#### WRITTEN EXERCISE
Can you set down, exactly as they appear below, the lines from the opening of the material through the one bearing "const categories = d3.range(53);", minus the pictures?

_ _ _ _ _ _ _

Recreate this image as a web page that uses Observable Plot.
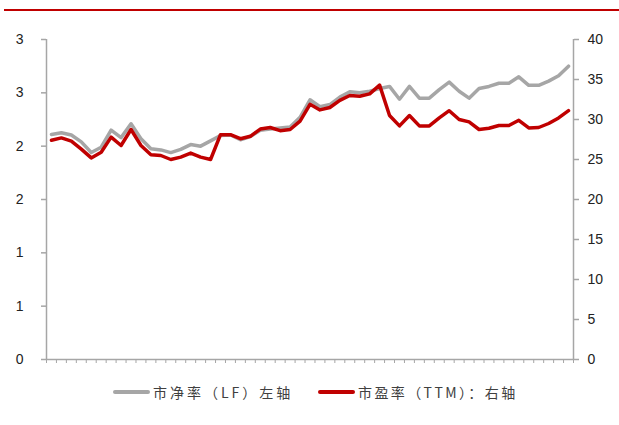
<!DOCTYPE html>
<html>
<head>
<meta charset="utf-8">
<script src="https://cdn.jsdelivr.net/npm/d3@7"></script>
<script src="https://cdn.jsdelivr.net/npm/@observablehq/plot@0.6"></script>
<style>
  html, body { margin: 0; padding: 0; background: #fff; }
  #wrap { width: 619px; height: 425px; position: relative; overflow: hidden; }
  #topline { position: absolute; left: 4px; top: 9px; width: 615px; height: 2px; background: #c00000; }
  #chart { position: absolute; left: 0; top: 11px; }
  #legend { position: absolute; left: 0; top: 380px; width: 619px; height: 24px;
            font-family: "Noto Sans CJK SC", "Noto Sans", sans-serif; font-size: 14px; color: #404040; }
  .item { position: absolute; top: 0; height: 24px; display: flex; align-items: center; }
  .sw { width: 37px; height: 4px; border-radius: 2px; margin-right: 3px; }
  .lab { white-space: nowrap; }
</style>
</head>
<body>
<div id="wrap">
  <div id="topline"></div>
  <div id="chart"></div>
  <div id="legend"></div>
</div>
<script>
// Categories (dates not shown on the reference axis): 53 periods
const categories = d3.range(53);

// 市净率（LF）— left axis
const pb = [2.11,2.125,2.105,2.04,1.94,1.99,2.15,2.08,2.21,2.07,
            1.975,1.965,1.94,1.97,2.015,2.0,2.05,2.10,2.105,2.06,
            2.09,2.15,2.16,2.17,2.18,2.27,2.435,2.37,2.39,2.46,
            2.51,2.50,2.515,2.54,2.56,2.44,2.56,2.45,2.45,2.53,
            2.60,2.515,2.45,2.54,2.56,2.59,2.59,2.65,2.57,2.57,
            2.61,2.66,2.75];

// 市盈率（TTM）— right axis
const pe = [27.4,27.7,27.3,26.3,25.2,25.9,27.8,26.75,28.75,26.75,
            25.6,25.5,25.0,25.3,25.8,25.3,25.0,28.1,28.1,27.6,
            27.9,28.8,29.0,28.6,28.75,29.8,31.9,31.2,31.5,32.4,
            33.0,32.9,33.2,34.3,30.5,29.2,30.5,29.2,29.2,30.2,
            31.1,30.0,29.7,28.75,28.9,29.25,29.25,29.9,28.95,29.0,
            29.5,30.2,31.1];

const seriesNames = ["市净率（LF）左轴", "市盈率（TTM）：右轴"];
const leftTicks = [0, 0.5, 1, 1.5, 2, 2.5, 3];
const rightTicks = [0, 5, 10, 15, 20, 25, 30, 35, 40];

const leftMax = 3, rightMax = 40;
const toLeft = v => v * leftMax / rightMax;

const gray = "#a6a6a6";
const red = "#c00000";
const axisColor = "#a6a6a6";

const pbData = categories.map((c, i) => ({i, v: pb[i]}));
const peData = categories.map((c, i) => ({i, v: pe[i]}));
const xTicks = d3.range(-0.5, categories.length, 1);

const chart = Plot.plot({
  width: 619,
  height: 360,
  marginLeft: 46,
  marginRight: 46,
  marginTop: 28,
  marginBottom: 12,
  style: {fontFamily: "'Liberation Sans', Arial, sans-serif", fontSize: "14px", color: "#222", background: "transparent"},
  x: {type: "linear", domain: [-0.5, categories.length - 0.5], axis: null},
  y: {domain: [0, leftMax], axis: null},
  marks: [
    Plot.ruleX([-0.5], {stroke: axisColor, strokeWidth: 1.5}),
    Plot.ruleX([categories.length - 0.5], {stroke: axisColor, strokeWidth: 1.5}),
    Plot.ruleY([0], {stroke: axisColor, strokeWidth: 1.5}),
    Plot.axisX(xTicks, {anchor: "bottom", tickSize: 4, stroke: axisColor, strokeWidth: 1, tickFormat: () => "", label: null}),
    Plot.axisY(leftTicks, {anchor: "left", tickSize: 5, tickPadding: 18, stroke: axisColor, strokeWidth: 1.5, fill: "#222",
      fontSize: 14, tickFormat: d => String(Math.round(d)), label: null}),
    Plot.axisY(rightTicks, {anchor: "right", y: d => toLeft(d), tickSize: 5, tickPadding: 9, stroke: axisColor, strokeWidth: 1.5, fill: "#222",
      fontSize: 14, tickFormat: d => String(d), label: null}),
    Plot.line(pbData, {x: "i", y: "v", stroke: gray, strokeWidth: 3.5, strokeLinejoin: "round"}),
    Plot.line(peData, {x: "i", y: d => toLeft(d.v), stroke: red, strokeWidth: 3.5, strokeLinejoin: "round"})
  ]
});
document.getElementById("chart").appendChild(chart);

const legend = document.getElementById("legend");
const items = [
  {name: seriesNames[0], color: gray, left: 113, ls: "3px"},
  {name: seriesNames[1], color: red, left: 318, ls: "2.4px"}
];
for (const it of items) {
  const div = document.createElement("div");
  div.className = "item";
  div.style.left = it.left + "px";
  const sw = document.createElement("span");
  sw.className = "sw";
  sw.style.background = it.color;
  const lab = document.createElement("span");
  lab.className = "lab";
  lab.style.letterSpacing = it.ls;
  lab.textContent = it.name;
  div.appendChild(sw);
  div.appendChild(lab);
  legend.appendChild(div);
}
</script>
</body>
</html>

_ _ _ _ _ _ _

#### RESULT
Recreate this image as a web page that uses Observable Plot.
<!DOCTYPE html>
<html>
<head>
<meta charset="utf-8">
<script src="https://cdn.jsdelivr.net/npm/d3@7"></script>
<script src="https://cdn.jsdelivr.net/npm/@observablehq/plot@0.6"></script>
<style>
  html, body { margin: 0; padding: 0; background: #fff; }
  #wrap { width: 619px; height: 425px; position: relative; overflow: hidden; }
  #topline { position: absolute; left: 4px; top: 9px; width: 615px; height: 2px; background: #c00000; }
  #chart { position: absolute; left: 0; top: 11px; }
  #legend { position: absolute; left: 0; top: 380px; width: 619px; height: 24px;
            font-family: "Noto Sans CJK SC", "Noto Sans", sans-serif; font-size: 14px; color: #404040; }
  .item { position: absolute; top: 0; height: 24px; display: flex; align-items: center; }
  .sw { width: 37px; height: 4px; border-radius: 2px; margin-right: 3px; }
  .lab { white-space: nowrap; }
</style>
</head>
<body>
<div id="wrap">
  <div id="topline"></div>
  <div id="chart"></div>
  <div id="legend"></div>
</div>
<script>
// Categories (dates not shown on the reference axis): 53 periods
const categories = d3.range(53);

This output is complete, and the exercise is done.